Depicting the Need for High Temporal Resolution pH and Oxygen Variability in a Dynamic Alaskan Estuary

Acidification in nearshore waters are influenced by a multitude of drivers that shape the dynamics of pH and carbonate chemistry variability on diurnal, seasonal, and yearly time scales. Monitoring efforts aimed at characterizing high temporal resolution are lacking in many nearshore systems, particularly in high latitude regions such as Alaska. Kachemak Bay, located in the northern Gulf of Alaska, is bisected by Homer spit into upper and lower basins with disparate chemical drivers. This study measured the along bay heterogeneity of pH and oxygen variability to better understand the chemical environment of these biologically productive waters that serve as regions for shellfish restoration.
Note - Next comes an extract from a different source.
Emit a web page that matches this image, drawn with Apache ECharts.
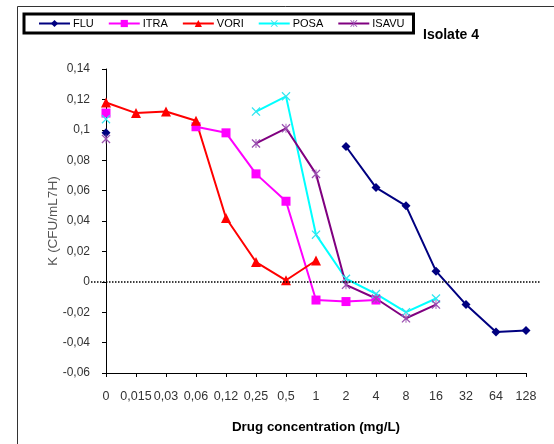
<!DOCTYPE html>
<html>
<head>
<meta charset="utf-8">
<script src="https://cdn.jsdelivr.net/npm/echarts@6/dist/echarts.min.js"></script>
<style>
  html, body { margin: 0; padding: 0; background: #fff; }
  #chart { width: 554px; height: 444px; }
</style>
</head>
<body>
<div id="chart"></div>
<script>
// x categories (drug concentration, mg/L)
const concentrations = ['0', '0,015', '0,03', '0,06', '0,12', '0,25', '0,5', '1', '2', '4', '8', '16', '32', '64', '128'];

// growth rate K per drug, null = not measured
const fluValues   = [0.098, null, null, null, null, null, null, null, 0.089, 0.062, 0.050, 0.007, -0.015, -0.033, -0.032];
const itraValues  = [0.111, null, null, 0.102, 0.098, 0.071, 0.053, -0.012, -0.013, -0.012, null, null, null, null, null];
const voriValues  = [0.118, 0.111, 0.112, 0.106, 0.042, 0.013, 0.001, 0.014, null, null, null, null, null, null, null];
const posaValues  = [0.107, null, null, null, null, 0.112, 0.122, 0.031, 0.002, -0.008, -0.020, -0.011, null, null, null];
const isavuValues = [0.094, null, null, null, null, 0.091, 0.101, 0.071, -0.002, -0.011, -0.024, -0.015, null, null, null];

const font = 'Liberation Sans, Arial, sans-serif';

const xSymbol = 'path://M0,1 L1,0 L5,4 L9,0 L10,1 L6,5 L10,9 L9,10 L5,6 L1,10 L0,9 L4,5 Z';
const starSymbol = 'path://M0,1 L1,0 L10,9 L9,10 Z M9,0 L10,1 L1,10 L0,9 Z M4.5,0 L5.5,0 L5.5,10 L4.5,10 Z';

function makeSeries(name, values, color, symbol, size, markerColor) {
    return {
        name: name,
        type: 'line',
        data: values,
        symbol: symbol,
        symbolSize: size,
        showAllSymbol: true,
        connectNulls: false,
        lineStyle: { color: color, width: 2 },
        itemStyle: { color: markerColor || color },
        emphasis: { disabled: true },
        z: 3
    };
}

const series = [
    makeSeries('FLU', fluValues, '#000080', 'diamond', 9),
    makeSeries('ITRA', itraValues, '#FF00FF', 'rect', 9),
    makeSeries('VORI', voriValues, '#FF0000', 'triangle', 10),
    makeSeries('POSA', posaValues, '#00FFFF', xSymbol, 9, '#33E6F0'),
    makeSeries('ISAVU', isavuValues, '#800080', starSymbol, 9, '#9A4FB0')
];

// dotted zero reference line
series[0].markLine = {
    silent: true,
    symbol: 'none',
    label: { show: false },
    lineStyle: { color: '#000', width: 1.5, type: [1.5, 1.5] },
    data: [[{ x: 91, yAxis: 0 }, { x: 541, yAxis: 0 }]]
};

const chart = echarts.init(document.getElementById('chart'));

chart.setOption({
    animation: false,
    backgroundColor: '#fff',
    title: {
        text: 'Isolate 4',
        left: 418,
        top: 23,
        textStyle: { fontFamily: font, fontSize: 14, fontWeight: 'bold', color: '#000' }
    },
    legend: {
        left: 24,
        top: 14,
        padding: [4, 9, 4, 14],
        itemWidth: 31,
        itemHeight: 9,
        itemGap: 14,
        borderColor: '#000',
        borderWidth: 3,
        backgroundColor: '#fff',
        textStyle: { fontFamily: font, fontSize: 11, color: '#000', padding: [0, 0, 0, -2] },
        data: ['FLU', 'ITRA', 'VORI', 'POSA', 'ISAVU']
    },
    grid: { left: 106, right: 28, top: 69, bottom: 71 },
    xAxis: {
        type: 'category',
        data: concentrations,
        boundaryGap: false,
        name: 'Drug concentration (mg/L)',
        nameLocation: 'middle',
        nameGap: 48,
        nameMoveOverlap: false,
        nameTextStyle: { fontFamily: font, fontSize: 13.4, fontWeight: 'bold', color: '#000' },
        axisLine: { onZero: false, lineStyle: { color: '#000', width: 1 } },
        axisTick: { show: true, inside: false, length: 4, alignWithLabel: true, lineStyle: { color: '#000' } },
        axisLabel: { interval: 0, margin: 17, hideOverlap: false, fontFamily: font, fontSize: 12.5, color: '#333' },
        splitLine: { show: false }
    },
    yAxis: {
        type: 'value',
        min: -0.06,
        max: 0.14,
        interval: 0.02,
        name: 'K (CFU/mL7H)',
        nameLocation: 'middle',
        nameGap: 46,
        nameMoveOverlap: false,
        nameRotate: 90,
        nameTextStyle: { fontFamily: font, fontSize: 13.5, color: '#555' },
        axisLine: { show: true, lineStyle: { color: '#000', width: 1 } },
        axisTick: { show: true, length: 4, lineStyle: { color: '#000' } },
        axisLabel: {
            margin: 16,
            fontFamily: font,
            fontSize: 12,
            color: '#333',
            formatter: function (v) {
                return String(Math.round(v * 100) / 100).replace('.', ',');
            }
        },
        splitLine: { show: false }
    },
    graphic: [
        { type: 'line', shape: { x1: 17.5, y1: 6.5, x2: 554, y2: 6.5 }, style: { stroke: '#333', lineWidth: 1 } },
        { type: 'line', shape: { x1: 17.5, y1: 6.5, x2: 17.5, y2: 444 }, style: { stroke: '#333', lineWidth: 1 } }
    ],
    series: series
});
</script>
</body>
</html>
SeaFET^TM pH and oxygen sensors were deployed in Jakolof Bay located in the outer basin, and Bear Cove—less biologically diverse relative to Jakolof Bay—in the inner basin for 12 months. Quality control included propagated measurement uncertainty, which is presented as a standard method when analyzing data from SeaFET^TM sensors. Time series analyses indicate that both locations within Kachemak Bay are net autotrophic systems for short durations in the summer and experience large diurnal fluctuations in pH >0.3 units on tidal scales (3–6 h). Finally, we utilize spectral analysis of pH as a tool to identify correlations between oxygen and tidal amplitude as a means to identify potential drivers of pH variability. These findings of high temporal resolution pH variability are presented in the context of a biological viewpoint were the frequency and duration of exposure to acidification is more relevant than static means.